Cash held in an estate could be used to cover the cost of the probate fees and final estate expenses. A life insurance policy could be used for this purpose.  Literally, the insurance acts as a “life saver” in circumstances when a sizeable estate is owned solely by the surviving spouse and the number of beneficiaries is significant. The assets are able to flow into the estate and the death benefit from a life insurance policy can help cover the final costs. Once all the expenses are paid, when the dust settles, then the assets and remainder of the estate can be shared as outlined in the will instructions.  This creates a more equitable distribution among the beneficiaries.   


INFORM YOURSELF 



At the beginning, I mentioned, “A little knowledge is a dangerous thing”.  BUT I also believe knowledge is power.  A wealth of information is available about probate.  An entire chapter has been dedicated to this subject in Sandra E. Foster’s book, You Can’t Take It with You.  Another valuable resource is the website of The Public Legal Education Association of Saskatchewan (PLEA).   They contribute extensive details on Wills and Estates. Our important takeaway from all this knowledge is to fully grasp how this applies to our unique circumstances. 
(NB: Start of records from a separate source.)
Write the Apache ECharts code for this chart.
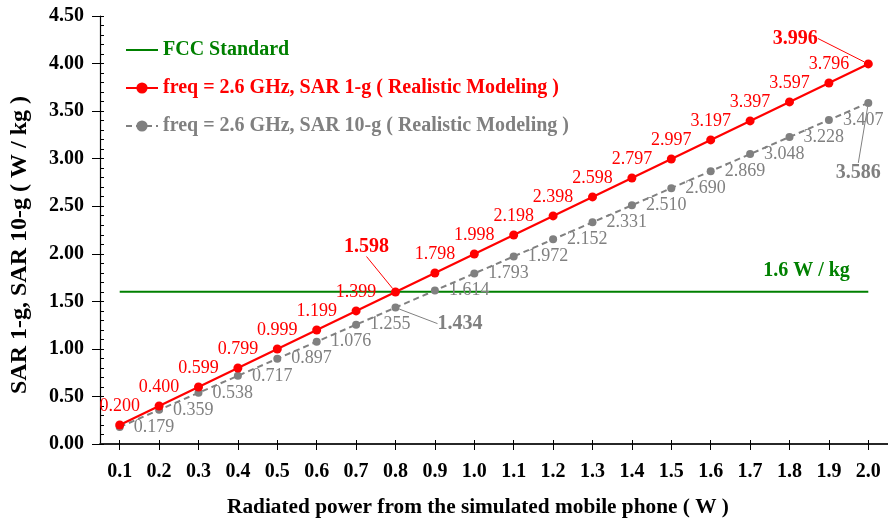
<!DOCTYPE html>
<html><head><meta charset="utf-8">
<script src="https://cdn.jsdelivr.net/npm/echarts@6/dist/echarts.min.js"></script>
<style>html,body{margin:0;padding:0;background:#fff}#c{width:888px;height:527px}</style>
</head><body><div id="c"></div>
<script>
const categories = ['0.1','0.2','0.3','0.4','0.5','0.6','0.7','0.8','0.9','1.0','1.1','1.2','1.3','1.4','1.5','1.6','1.7','1.8','1.9','2.0'];
const sar1g = [0.200,0.400,0.599,0.799,0.999,1.199,1.399,1.598,1.798,1.998,2.198,2.398,2.598,2.797,2.997,3.197,3.397,3.597,3.796,3.996];
const sar10g = [0.179,0.359,0.538,0.717,0.897,1.076,1.255,1.434,1.614,1.793,1.972,2.152,2.331,2.510,2.690,2.869,3.048,3.228,3.407,3.586];
const fccLimit = [1.6,1.6,1.6,1.6,1.6,1.6,1.6,1.6,1.6,1.6,1.6,1.6,1.6,1.6,1.6,1.6,1.6,1.6,1.6,1.6];
const seriesNames = ['FCC Standard','freq = 2.6 GHz, SAR 1-g ( Realistic Modeling )','freq = 2.6 GHz, SAR 10-g ( Realistic Modeling )'];
const fccLabelText = '1.6 W / kg';
const yMin = 0, yMax = 4.5, yStep = 0.5;

const FONT = "'Liberation Serif','Times New Roman',serif";
const RED = '#ff0000', GRAY = '#808080', GREEN = '#008000';

function boldLabel(color, position) {
  return { label: { show: true, position: position, fontSize: 20, fontWeight: 'bold', color: color },
           labelLine: { show: true, lineStyle: { color: color, width: 1 } } };
}
const redSpecial = { 7: boldLabel(RED, 'top'), 19: boldLabel(RED, 'top') };
const graySpecial = { 7: boldLabel(GRAY, 'right'), 19: boldLabel(GRAY, 'bottom') };
const redMoves = { 7: [-29, -26], 19: [-73, -6] };
const grayMoves = { 7: [28, 16], 19: [-10, 46] };
function build(values, special) {
  return values.map((v, i) => special[i] ? Object.assign({ value: v }, special[i]) : v);
}
function mover(moves) {
  return function (p) {
    const m = moves[p.dataIndex];
    return m ? { dx: m[0], dy: m[1] } : {};
  };
}
const fccData = fccLimit.map((v, i) => i === 17 ? {
  value: v,
  label: { show: true, formatter: fccLabelText, position: 'top', offset: [17, -6], fontSize: 20, fontWeight: 'bold', color: GREEN }
} : v);

const chart = echarts.init(document.getElementById('c'));
chart.setOption({
  animation: false,
  textStyle: { fontFamily: FONT },
  grid: { left: 98, top: 16, width: 795, height: 428, containLabel: false },
  legend: {
    orient: 'vertical', left: 120, top: 35, itemGap: 18, itemWidth: 32, itemHeight: 14,
    textStyle: { fontFamily: FONT, fontSize: 20, fontWeight: 'bold' },
    data: [
      { name: seriesNames[0], icon: 'path://M0,0 L32,0 L32,2 L0,2 Z', textStyle: { color: GREEN } },
      { name: seriesNames[1], textStyle: { color: RED } },
      { name: seriesNames[2], textStyle: { color: GRAY } }
    ]
  },
  xAxis: [{
    type: 'category', data: categories, position: 'bottom',
    axisLine: { lineStyle: { color: GRAY, width: 1.5 } },
    axisTick: { show: true, alignWithLabel: true, length: 6, lineStyle: { color: '#000' } },
    axisLabel: { interval: 0, margin: 18, fontFamily: FONT, fontSize: 20, fontWeight: 'bold', color: '#000' },
    name: 'Radiated power from the simulated mobile phone ( W )', nameLocation: 'middle', nameGap: 53,
    nameTextStyle: { fontFamily: FONT, fontSize: 21.3, fontWeight: 'bold', color: '#000', padding: [0, 32, 0, 0] }
  }, {
    type: 'category', data: categories, position: 'top',
    axisLine: { show: true, lineStyle: { color: '#000', width: 1.5 } },
    axisTick: { show: false }, axisLabel: { show: false }
  }, {
    type: 'category', data: categories, position: 'bottom',
    axisLine: { show: false }, axisLabel: { show: false },
    axisTick: { show: true, inside: true, alignWithLabel: true, length: 4, lineStyle: { color: '#000' } }
  }],
  yAxis: [{
    type: 'value', min: yMin, max: yMax, interval: yStep, position: 'left',
    axisLine: { show: true, lineStyle: { color: '#000', width: 1.2 } },
    axisTick: { show: true, length: 8, lineStyle: { color: '#000' } },
    splitLine: { show: false },
    axisLabel: { margin: 16, fontFamily: FONT, fontSize: 20, fontWeight: 'bold', color: '#000', formatter: v => v.toFixed(2) },
    name: 'SAR 1-g, SAR 10-g ( W / kg )', nameLocation: 'middle', nameGap: 68,
    nameTextStyle: { fontFamily: FONT, fontSize: 24, fontWeight: 'bold', color: '#000', padding: [0, 30, 0, 0] }
  }, {
    type: 'value', min: yMin, max: yMax, interval: yStep, position: 'left',
    axisLine: { show: false }, axisLabel: { show: false }, splitLine: { show: false },
    axisTick: { show: true, inside: true, length: 4, lineStyle: { color: '#000' } },
    minorTick: { show: true, splitNumber: 5, length: 4, lineStyle: { color: '#000' } }
  }],
  series: [{
    name: seriesNames[0], type: 'line', data: fccData, symbol: 'circle', symbolSize: 0, showSymbol: true,
    itemStyle: { color: GREEN }, lineStyle: { color: GREEN, width: 2 }, label: { show: false }, z: 1
  }, {
    name: seriesNames[1], type: 'line', data: build(sar1g, redSpecial), symbol: 'circle', symbolSize: 9,
    itemStyle: { color: RED }, lineStyle: { color: RED, width: 2.2 },
    label: { show: true, position: 'top', distance: 5, fontSize: 18, color: RED, fontFamily: FONT,
             formatter: p => p.value.toFixed(3) },
    labelLayout: mover(redMoves), z: 3
  }, {
    name: seriesNames[2], type: 'line', data: build(sar10g, graySpecial), symbol: 'circle', symbolSize: 8,
    itemStyle: { color: GRAY }, lineStyle: { color: GRAY, width: 2, type: [6, 4] },
    label: { show: true, position: 'right', distance: 10, offset: [0, 3], fontSize: 18, color: GRAY, fontFamily: FONT,
             formatter: p => p.value.toFixed(3) },
    labelLayout: mover(grayMoves), z: 2
  }]
});
</script></body></html>
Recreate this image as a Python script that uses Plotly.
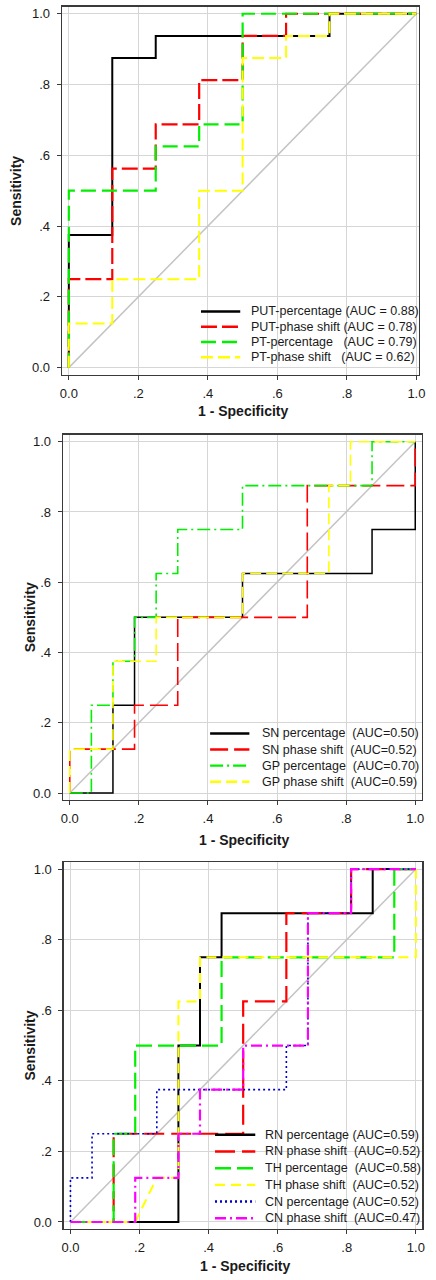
import plotly.graph_objects as go

W, H = 436, 1280

# ---------------- data (ROC points: 1-specificity, sensitivity) ----------------
# Panel 1
p1_names = ["PUT-percentage (AUC = 0.88)", "PUT-phase shift (AUC = 0.78)",
            "PT-percentage\u00a0\u00a0\u00a0(AUC = 0.79)", "PT-phase shift\u00a0\u00a0\u00a0(AUC = 0.62)"]
put_pct_fpr = [0, 0, 0.125, 0.125, 0.25, 0.25, 0.75, 0.75, 1]
put_pct_tpr = [0, 0.375, 0.375, 0.875, 0.875, 0.9375, 0.9375, 1, 1]
put_ph_fpr = [0, 0, 0.125, 0.125, 0.25, 0.25, 0.375, 0.375, 0.5, 0.5, 0.625, 0.625, 1]
put_ph_tpr = [0, 0.25, 0.25, 0.5625, 0.5625, 0.6875, 0.6875, 0.8125, 0.8125, 0.9375, 0.9375, 1, 1]
pt_pct_fpr = [0, 0, 0.25, 0.25, 0.375, 0.375, 0.5, 0.5, 1]
pt_pct_tpr = [0, 0.5, 0.5, 0.625, 0.625, 0.6875, 0.6875, 1, 1]
pt_ph_fpr = [0, 0, 0.125, 0.125, 0.375, 0.375, 0.5, 0.5, 0.625, 0.625, 0.75, 0.75, 1]
pt_ph_tpr = [0, 0.125, 0.125, 0.25, 0.25, 0.5, 0.5, 0.875, 0.875, 0.9375, 0.9375, 1, 1]

# Panel 2
p2_names = ["SN percentage\u00a0\u00a0(AUC=0.50)", "SN phase shift\u00a0\u00a0(AUC=0.52)",
            "GP percentage\u00a0\u00a0(AUC=0.70)", "GP phase shift\u00a0\u00a0(AUC=0.59)"]
sn_pct_fpr = [0, 0.125, 0.125, 0.1875, 0.1875, 0.5, 0.5, 0.875, 0.875, 1, 1]
sn_pct_tpr = [0, 0, 0.25, 0.25, 0.5, 0.5, 0.625, 0.625, 0.75, 0.75, 1]
sn_ph_fpr = [0, 0, 0.1875, 0.1875, 0.3125, 0.3125, 0.6875, 0.6875, 1, 1]
sn_ph_tpr = [0, 0.125, 0.125, 0.25, 0.25, 0.5, 0.5, 0.875, 0.875, 1]
gp_pct_fpr = [0, 0.0625, 0.0625, 0.125, 0.125, 0.1875, 0.1875, 0.25, 0.25, 0.3125, 0.3125, 0.5, 0.5, 0.875, 0.875, 1]
gp_pct_tpr = [0, 0, 0.25, 0.25, 0.375, 0.375, 0.5, 0.5, 0.625, 0.625, 0.75, 0.75, 0.875, 0.875, 1, 1]
gp_ph_fpr = [0, 0, 0.125, 0.125, 0.25, 0.25, 0.5, 0.5, 0.75, 0.75, 0.8125, 0.8125, 1]
gp_ph_tpr = [0, 0.125, 0.125, 0.375, 0.375, 0.5, 0.5, 0.625, 0.625, 0.875, 0.875, 1, 1]

# Panel 3
p3_names = ["RN percentage (AUC=0.59)", "RN phase shift\u00a0\u00a0(AUC=0.52)",
            "TH percentage\u00a0\u00a0(AUC=0.58)", "TH phase shift\u00a0\u00a0(AUC=0.52)",
            "CN percentage (AUC=0.52)", "CN phase shift\u00a0\u00a0(AUC=0.47)"]
rn_pct_fpr = [0, 0.3125, 0.3125, 0.375, 0.375, 0.4375, 0.4375, 0.875, 0.875, 1]
rn_pct_tpr = [0, 0, 0.5, 0.5, 0.75, 0.75, 0.875, 0.875, 1, 1]
rn_ph_fpr = [0, 0.125, 0.125, 0.5, 0.5, 0.625, 0.625, 0.8125, 0.8125, 1]
rn_ph_tpr = [0, 0, 0.25, 0.25, 0.625, 0.625, 0.875, 0.875, 1, 1]
th_pct_fpr = [0, 0.125, 0.125, 0.1875, 0.1875, 0.4375, 0.4375, 0.9375, 0.9375, 1]
th_pct_tpr = [0, 0, 0.25, 0.25, 0.5, 0.5, 0.75, 0.75, 1, 1]
th_ph_fpr = [0, 0.1875, 0.25, 0.3125, 0.3125, 0.375, 0.375, 1, 1]
th_ph_tpr = [0, 0, 0.125, 0.125, 0.625, 0.625, 0.75, 0.75, 1]
cn_pct_fpr = [0, 0, 0.0625, 0.0625, 0.25, 0.25, 0.625, 0.625, 0.6875, 0.6875, 0.8125, 0.8125, 1]
cn_pct_tpr = [0, 0.125, 0.125, 0.25, 0.25, 0.375, 0.375, 0.5, 0.5, 0.875, 0.875, 1, 1]
cn_ph_fpr = [0, 0.1875, 0.1875, 0.3125, 0.3125, 0.375, 0.375, 0.5, 0.5, 0.6875, 0.6875, 0.8125, 0.8125, 1]
cn_ph_tpr = [0, 0, 0.125, 0.125, 0.25, 0.25, 0.375, 0.375, 0.5, 0.5, 0.875, 0.875, 1, 1]

tick_vals = [0, 0.2, 0.4, 0.6, 0.8, 1.0]
tick_text = ["0.0", ".2", ".4", ".6", ".8", "1.0"]
x_title = "1 - Specificity"
y_title = "Sensitivity"

# ---------------- styles ----------------
BLACK, RED, GREEN, YELLOW, BLUE, MAGENTA = "#000000", "#ff0000", "#00f000", "#ffff00", "#0000cc", "#ff00ff"
FONT = "Arial, 'Liberation Sans', sans-serif"

panels = [
    dict(names=p1_names,
         series=[(put_pct_fpr, put_pct_tpr), (put_ph_fpr, put_ph_tpr), (pt_pct_fpr, pt_pct_tpr), (pt_ph_fpr, pt_ph_tpr)],
         styles=[(BLACK, "solid", 2), (RED, "16px,5px", 2.2), (GREEN, "15px,6px", 2.2), (YELLOW, "12px,5px", 2)],
         xdom=(61, 425), ydom=(6.7, 375), xr=(-0.02, 1.008),
         leg_y0=311.7, leg_dy=15.3, leg_x=(202.7, 242.7, 251.5),
         xt_y=411.7, yt_x=13.5),
    dict(names=p2_names,
         series=[(sn_pct_fpr, sn_pct_tpr), (sn_ph_fpr, sn_ph_tpr), (gp_pct_fpr, gp_pct_tpr), (gp_ph_fpr, gp_ph_tpr)],
         styles=[(BLACK, "solid", 1.5), (RED, "18px,6px", 1.6), (GREEN, "13px,4px,2px,4px", 1.6), (YELLOW, "11px,5px", 1.6)],
         xdom=(62, 428), ydom=(435, 800.7), xr=(-0.02, 1.02),
         leg_y0=734, leg_dy=16.1, leg_x=(212, 252, 262.5),
         xt_y=840.7, yt_x=28.5),
    dict(names=p3_names,
         series=[(rn_pct_fpr, rn_pct_tpr), (rn_ph_fpr, rn_ph_tpr), (th_pct_fpr, th_pct_tpr), (th_ph_fpr, th_ph_tpr),
                 (cn_pct_fpr, cn_pct_tpr), (cn_ph_fpr, cn_ph_tpr)],
         styles=[(BLACK, "solid", 2), (RED, "20px,7px", 2.2), (GREEN, "16px,6px", 2.2), (YELLOW, "10px,6px", 2),
                 (BLUE, "2px,3px", 1.6), (MAGENTA, "11px,4px,2px,4px", 2.2)],
         xdom=(62.7, 428.3), ydom=(862.7, 1230), xr=(-0.02, 1.019),
         leg_y0=1135.7, leg_dy=16.7, leg_x=(217, 258, 266),
         xt_y=1267, yt_x=28.5),
]


def fx(px):
    return px / W


def fy(py):
    return 1 - py / H


fig = go.Figure()
shapes, annotations = [], []
layout_axes = {}

for i, p in enumerate(panels):
    k = "" if i == 0 else str(i + 1)
    xa, ya = "x" + k, "y" + k
    # reference diagonal
    fig.add_trace(go.Scatter(x=[0, 1], y=[0, 1], mode="lines", xaxis=xa, yaxis=ya,
                             line=dict(color="#c4c4c4", width=1.5), showlegend=False, hoverinfo="skip"))
    for (fpr, tpr), name, (col, dash, wd) in zip(p["series"], p["names"], p["styles"]):
        fig.add_trace(go.Scatter(x=fpr, y=tpr, mode="lines", name=name, xaxis=xa, yaxis=ya,
                                 line=dict(color=col, dash=dash, width=wd), showlegend=False))
    axis_common = dict(tickvals=tick_vals, ticktext=tick_text, showgrid=True, gridcolor="#d6d6d6", gridwidth=1,
                       zeroline=False, showline=True, linecolor="#3a3a3a", linewidth=1.2, mirror=True,
                       ticks="outside", ticklen=4, tickcolor="#3a3a3a", tickwidth=1,
                       tickfont=dict(family=FONT, size=13, color="#1a1a1a"))
    layout_axes["xaxis" + k] = dict(axis_common, domain=[fx(p["xdom"][0]), fx(p["xdom"][1])],
                                    range=list(p["xr"]), anchor=ya, ticklabelstandoff=2)
    layout_axes["yaxis" + k] = dict(axis_common, domain=[fy(p["ydom"][1]), fy(p["ydom"][0])],
                                    range=[-0.02, 1.02], anchor=xa, ticklabelstandoff=4)
    # axis titles
    annotations.append(dict(text="<b>" + x_title + "</b>", xref="paper", yref="paper",
                            x=fx((p["xdom"][0] + p["xdom"][1]) / 2 + 2), y=fy(p["xt_y"]),
                            xanchor="center", yanchor="middle", showarrow=False,
                            font=dict(family=FONT, size=14, color="#1a1a1a")))
    annotations.append(dict(text="<b>" + y_title + "</b>", xref="paper", yref="paper",
                            x=fx(p["yt_x"]), y=fy((p["ydom"][0] + p["ydom"][1]) / 2),
                            xanchor="center", yanchor="middle", showarrow=False, textangle=-90,
                            font=dict(family=FONT, size=14, color="#1a1a1a")))
    # legend (drawn from the same names and styles)
    lx0, lx1, tx = p["leg_x"]
    for j, (name, (col, dash, wd)) in enumerate(zip(p["names"], p["styles"])):
        yy = p["leg_y0"] + j * p["leg_dy"]
        shapes.append(dict(type="line", xref="paper", yref="paper", x0=fx(lx0), x1=fx(lx1),
                           y0=fy(yy), y1=fy(yy), line=dict(color=col, dash=dash, width=max(wd, 2.4))))
        annotations.append(dict(text=name, xref="paper", yref="paper", x=fx(tx), y=fy(yy),
                                xanchor="left", yanchor="middle", showarrow=False,
                                font=dict(family=FONT, size=12.5, color="#1a1a1a")))

fig.update_layout(width=W, height=H, margin=dict(l=0, r=0, t=0, b=0),
                  paper_bgcolor="white", plot_bgcolor="white", showlegend=False,
                  shapes=shapes, annotations=annotations, **layout_axes)

fig.write_html("out.html", config={"displayModeBar": False, "staticPlot": True},
               post_script="document.body.style.margin='0';document.body.style.overflow='hidden';")
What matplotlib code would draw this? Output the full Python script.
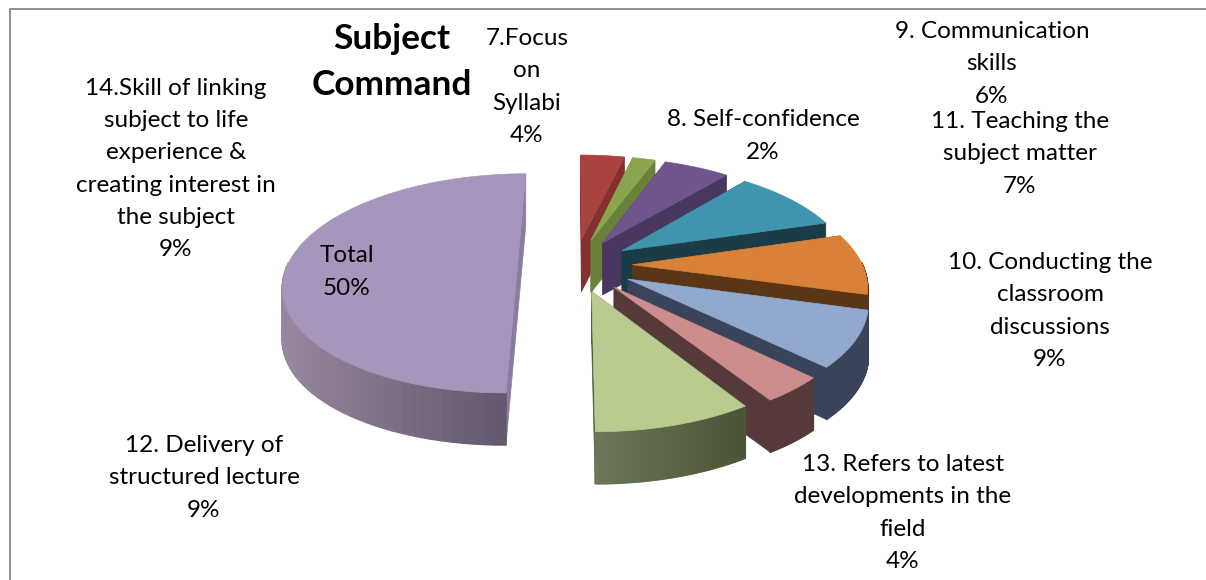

Although many would prefer to reduce the cost incurred with the settlement of their estate, this may not be possible.  Our desire should rest on making the right decisions.  Our sincere intentions guide us to search for suitable strategies.  Probate and legal fees may be necessary to appropriately execute our wishes and ensure our family members are treated equitable.  Walking through the many possibilities with a professional advisor is the ideal course of action to achieve the best outcome.  For our benefit, the call to action is to be informed.